Rows:
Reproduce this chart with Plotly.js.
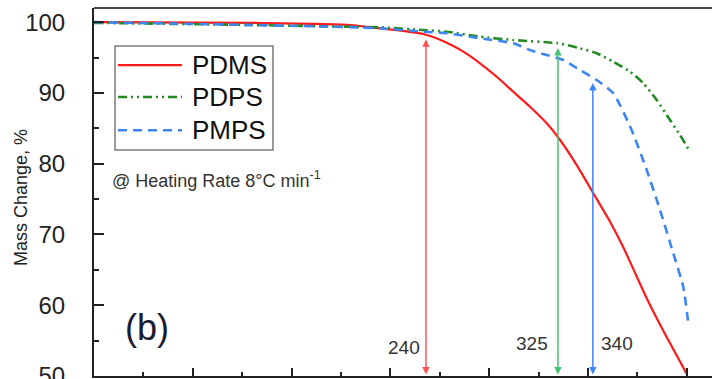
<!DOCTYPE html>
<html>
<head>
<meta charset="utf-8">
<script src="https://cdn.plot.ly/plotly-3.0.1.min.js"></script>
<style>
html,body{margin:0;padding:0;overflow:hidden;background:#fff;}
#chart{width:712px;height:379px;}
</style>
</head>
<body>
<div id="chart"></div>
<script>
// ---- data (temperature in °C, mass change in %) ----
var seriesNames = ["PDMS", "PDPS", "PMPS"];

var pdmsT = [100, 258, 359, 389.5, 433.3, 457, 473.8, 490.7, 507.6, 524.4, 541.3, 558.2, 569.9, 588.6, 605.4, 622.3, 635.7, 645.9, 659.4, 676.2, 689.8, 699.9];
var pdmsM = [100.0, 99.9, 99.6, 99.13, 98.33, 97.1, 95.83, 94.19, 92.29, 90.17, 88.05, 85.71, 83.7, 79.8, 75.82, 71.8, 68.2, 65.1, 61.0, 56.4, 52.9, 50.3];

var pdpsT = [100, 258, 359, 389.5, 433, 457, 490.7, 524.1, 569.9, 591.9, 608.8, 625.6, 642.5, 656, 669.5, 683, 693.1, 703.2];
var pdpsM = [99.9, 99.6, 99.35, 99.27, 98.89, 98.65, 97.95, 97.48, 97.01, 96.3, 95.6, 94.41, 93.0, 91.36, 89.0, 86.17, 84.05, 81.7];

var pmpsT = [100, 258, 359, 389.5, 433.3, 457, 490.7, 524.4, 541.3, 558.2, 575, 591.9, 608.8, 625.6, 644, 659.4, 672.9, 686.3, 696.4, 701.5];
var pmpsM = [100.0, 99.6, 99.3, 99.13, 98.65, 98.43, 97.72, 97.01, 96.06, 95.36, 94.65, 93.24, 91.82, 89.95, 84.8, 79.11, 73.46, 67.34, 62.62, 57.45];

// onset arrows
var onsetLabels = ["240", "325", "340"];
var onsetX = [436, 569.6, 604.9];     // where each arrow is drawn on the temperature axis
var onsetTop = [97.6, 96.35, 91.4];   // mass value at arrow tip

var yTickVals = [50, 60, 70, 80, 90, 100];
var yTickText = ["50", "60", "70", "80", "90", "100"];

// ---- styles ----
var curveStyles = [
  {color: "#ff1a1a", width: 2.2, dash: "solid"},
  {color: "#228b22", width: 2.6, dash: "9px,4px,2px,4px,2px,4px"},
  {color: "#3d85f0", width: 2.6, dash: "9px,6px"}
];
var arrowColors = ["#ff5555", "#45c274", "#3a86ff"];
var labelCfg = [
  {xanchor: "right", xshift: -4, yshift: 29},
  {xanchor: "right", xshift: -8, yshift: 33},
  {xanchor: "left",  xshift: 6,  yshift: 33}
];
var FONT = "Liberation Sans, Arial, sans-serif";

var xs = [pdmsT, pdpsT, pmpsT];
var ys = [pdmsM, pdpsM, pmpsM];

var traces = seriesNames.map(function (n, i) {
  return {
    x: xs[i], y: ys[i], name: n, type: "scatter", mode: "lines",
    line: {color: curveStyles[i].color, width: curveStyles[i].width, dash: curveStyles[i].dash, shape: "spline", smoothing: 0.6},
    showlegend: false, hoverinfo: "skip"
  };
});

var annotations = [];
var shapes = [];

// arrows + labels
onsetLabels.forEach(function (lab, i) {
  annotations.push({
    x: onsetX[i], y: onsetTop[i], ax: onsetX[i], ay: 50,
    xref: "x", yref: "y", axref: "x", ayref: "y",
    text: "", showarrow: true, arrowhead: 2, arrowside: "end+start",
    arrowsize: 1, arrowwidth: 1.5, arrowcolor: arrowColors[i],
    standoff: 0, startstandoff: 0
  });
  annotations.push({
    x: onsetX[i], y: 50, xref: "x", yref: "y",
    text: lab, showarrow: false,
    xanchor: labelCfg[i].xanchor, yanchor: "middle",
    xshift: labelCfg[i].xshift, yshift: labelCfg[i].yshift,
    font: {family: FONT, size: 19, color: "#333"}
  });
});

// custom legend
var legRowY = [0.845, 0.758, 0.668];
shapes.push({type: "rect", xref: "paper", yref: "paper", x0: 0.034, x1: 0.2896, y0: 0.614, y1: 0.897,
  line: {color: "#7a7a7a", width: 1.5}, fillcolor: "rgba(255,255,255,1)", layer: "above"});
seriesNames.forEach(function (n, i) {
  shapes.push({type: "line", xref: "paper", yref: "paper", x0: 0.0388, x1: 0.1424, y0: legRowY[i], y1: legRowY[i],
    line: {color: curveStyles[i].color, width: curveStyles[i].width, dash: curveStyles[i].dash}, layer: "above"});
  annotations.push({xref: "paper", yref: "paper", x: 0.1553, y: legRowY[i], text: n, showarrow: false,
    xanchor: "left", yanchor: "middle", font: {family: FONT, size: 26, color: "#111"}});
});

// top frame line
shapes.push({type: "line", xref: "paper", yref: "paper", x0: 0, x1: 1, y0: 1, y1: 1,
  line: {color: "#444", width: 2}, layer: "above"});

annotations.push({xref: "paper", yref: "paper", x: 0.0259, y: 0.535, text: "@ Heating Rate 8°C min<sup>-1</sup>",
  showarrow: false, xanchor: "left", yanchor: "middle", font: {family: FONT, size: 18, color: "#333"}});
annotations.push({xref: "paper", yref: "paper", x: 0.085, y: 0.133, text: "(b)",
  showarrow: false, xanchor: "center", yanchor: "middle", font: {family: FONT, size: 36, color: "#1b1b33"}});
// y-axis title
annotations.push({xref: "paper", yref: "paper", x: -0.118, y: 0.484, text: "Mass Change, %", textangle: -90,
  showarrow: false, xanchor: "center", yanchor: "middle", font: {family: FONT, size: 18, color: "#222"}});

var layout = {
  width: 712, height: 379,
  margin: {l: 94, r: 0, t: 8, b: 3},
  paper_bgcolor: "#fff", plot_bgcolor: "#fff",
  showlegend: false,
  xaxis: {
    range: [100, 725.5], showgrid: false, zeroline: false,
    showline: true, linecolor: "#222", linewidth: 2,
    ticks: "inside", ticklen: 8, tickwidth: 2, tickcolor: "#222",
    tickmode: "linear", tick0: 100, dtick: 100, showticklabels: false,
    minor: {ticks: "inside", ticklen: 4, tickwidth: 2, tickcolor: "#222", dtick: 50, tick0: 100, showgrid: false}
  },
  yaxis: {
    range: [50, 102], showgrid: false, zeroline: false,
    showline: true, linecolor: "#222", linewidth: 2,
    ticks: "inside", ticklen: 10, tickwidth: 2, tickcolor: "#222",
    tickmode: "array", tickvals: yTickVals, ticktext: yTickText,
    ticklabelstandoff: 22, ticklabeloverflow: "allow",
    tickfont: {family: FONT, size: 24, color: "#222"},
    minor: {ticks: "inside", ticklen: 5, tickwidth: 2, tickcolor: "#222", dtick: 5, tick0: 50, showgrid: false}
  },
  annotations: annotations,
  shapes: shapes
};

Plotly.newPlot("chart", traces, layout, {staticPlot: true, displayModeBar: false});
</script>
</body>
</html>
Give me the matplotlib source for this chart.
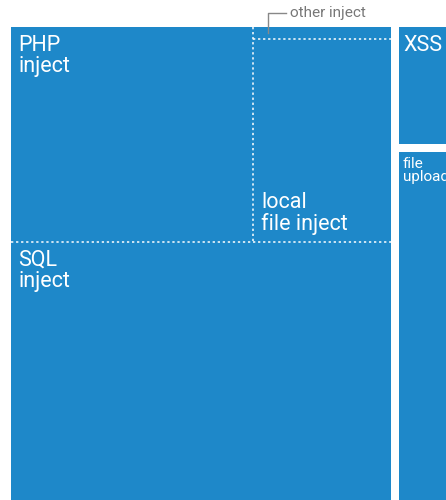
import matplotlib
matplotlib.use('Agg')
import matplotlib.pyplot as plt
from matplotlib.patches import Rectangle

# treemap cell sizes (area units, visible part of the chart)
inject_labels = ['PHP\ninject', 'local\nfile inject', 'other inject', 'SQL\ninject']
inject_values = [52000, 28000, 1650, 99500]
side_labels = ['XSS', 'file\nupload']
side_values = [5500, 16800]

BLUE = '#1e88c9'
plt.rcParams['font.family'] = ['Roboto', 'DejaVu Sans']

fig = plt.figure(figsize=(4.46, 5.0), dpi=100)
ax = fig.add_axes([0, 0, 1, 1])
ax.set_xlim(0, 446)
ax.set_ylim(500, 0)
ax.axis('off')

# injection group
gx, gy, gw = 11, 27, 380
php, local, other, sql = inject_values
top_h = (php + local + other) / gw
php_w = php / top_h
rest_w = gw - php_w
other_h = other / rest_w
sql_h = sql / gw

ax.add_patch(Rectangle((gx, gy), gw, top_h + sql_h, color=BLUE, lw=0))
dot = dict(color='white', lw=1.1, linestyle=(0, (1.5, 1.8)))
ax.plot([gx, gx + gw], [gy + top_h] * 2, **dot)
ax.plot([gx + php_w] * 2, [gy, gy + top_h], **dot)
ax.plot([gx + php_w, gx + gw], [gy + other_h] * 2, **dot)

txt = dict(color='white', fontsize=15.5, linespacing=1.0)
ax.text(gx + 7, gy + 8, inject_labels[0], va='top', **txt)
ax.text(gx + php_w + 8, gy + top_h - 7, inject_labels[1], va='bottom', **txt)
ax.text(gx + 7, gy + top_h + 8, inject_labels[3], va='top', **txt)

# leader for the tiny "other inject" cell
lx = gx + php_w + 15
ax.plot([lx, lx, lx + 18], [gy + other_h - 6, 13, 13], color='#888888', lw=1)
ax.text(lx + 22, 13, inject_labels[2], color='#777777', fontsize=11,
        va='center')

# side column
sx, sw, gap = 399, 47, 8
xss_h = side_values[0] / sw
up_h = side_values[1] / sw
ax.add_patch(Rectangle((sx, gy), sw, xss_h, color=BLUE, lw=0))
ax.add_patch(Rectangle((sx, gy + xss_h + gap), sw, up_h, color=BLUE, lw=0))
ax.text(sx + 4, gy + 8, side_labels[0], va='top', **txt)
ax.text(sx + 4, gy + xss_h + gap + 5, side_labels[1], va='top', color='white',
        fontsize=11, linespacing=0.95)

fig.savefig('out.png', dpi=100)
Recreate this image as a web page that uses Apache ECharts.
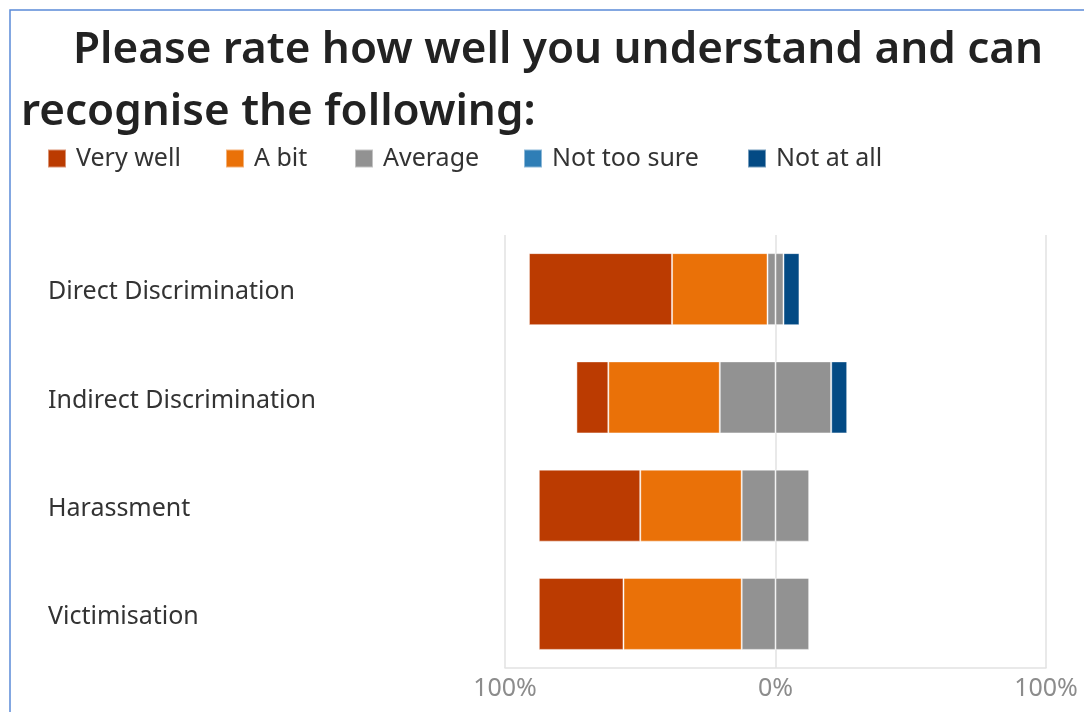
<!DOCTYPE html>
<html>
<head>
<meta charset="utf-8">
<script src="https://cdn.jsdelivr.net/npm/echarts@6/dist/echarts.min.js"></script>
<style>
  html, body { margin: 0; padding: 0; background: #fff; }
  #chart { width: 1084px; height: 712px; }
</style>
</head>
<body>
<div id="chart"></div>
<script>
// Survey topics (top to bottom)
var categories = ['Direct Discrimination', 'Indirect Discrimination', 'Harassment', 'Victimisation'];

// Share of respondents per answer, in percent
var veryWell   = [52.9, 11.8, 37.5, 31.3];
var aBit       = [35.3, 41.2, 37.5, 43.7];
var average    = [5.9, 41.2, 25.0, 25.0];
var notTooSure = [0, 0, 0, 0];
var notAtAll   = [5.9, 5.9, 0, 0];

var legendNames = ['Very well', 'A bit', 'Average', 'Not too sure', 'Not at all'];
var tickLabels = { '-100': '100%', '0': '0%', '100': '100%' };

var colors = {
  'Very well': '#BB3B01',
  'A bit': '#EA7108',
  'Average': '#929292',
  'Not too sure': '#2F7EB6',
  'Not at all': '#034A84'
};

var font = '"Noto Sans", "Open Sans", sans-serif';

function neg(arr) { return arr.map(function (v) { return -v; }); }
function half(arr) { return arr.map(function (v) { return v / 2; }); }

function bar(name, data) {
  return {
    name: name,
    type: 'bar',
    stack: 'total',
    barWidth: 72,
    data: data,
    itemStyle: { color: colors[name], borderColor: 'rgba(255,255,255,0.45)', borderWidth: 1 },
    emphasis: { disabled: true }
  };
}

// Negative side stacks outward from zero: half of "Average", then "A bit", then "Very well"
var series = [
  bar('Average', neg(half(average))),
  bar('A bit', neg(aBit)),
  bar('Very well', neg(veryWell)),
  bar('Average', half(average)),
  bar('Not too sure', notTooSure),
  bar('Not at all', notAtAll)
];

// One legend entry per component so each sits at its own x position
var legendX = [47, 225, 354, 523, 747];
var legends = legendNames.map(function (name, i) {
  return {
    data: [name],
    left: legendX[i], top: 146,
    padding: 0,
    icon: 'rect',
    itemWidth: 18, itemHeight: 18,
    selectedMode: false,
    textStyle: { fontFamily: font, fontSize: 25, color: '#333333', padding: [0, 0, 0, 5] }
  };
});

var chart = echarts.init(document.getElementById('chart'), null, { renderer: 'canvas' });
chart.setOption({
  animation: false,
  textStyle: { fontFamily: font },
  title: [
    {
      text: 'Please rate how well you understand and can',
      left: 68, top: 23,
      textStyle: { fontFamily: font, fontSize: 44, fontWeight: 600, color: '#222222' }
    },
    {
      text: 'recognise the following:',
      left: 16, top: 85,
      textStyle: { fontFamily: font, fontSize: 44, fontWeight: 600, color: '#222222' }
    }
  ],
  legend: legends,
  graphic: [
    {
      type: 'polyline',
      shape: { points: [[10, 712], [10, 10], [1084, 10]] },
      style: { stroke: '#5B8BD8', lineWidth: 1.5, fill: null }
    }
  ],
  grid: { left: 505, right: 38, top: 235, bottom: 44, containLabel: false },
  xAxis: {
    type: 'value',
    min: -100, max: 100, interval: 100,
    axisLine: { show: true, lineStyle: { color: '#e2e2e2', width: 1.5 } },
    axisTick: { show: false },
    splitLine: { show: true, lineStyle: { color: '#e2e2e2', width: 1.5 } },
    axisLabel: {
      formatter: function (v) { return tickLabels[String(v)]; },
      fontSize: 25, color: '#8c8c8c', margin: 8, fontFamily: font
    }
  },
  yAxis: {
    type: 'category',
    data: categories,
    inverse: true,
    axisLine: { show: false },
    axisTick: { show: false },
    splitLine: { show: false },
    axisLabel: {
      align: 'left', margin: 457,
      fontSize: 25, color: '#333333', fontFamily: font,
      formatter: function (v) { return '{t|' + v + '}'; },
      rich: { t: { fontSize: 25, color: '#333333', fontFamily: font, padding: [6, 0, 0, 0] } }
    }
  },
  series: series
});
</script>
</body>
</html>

Problem to work on: Only the lines from the one bearing "Give me the matplotlib source for this chart." to the one bearing "from matplotlib.patches import Rectangle", both included, should be restated word for word, with pictures left out.

Response to this exercise:
Give me the matplotlib source for this chart.
import matplotlib
matplotlib.use('Agg')
import matplotlib.pyplot as plt
from matplotlib.patches import Rectangle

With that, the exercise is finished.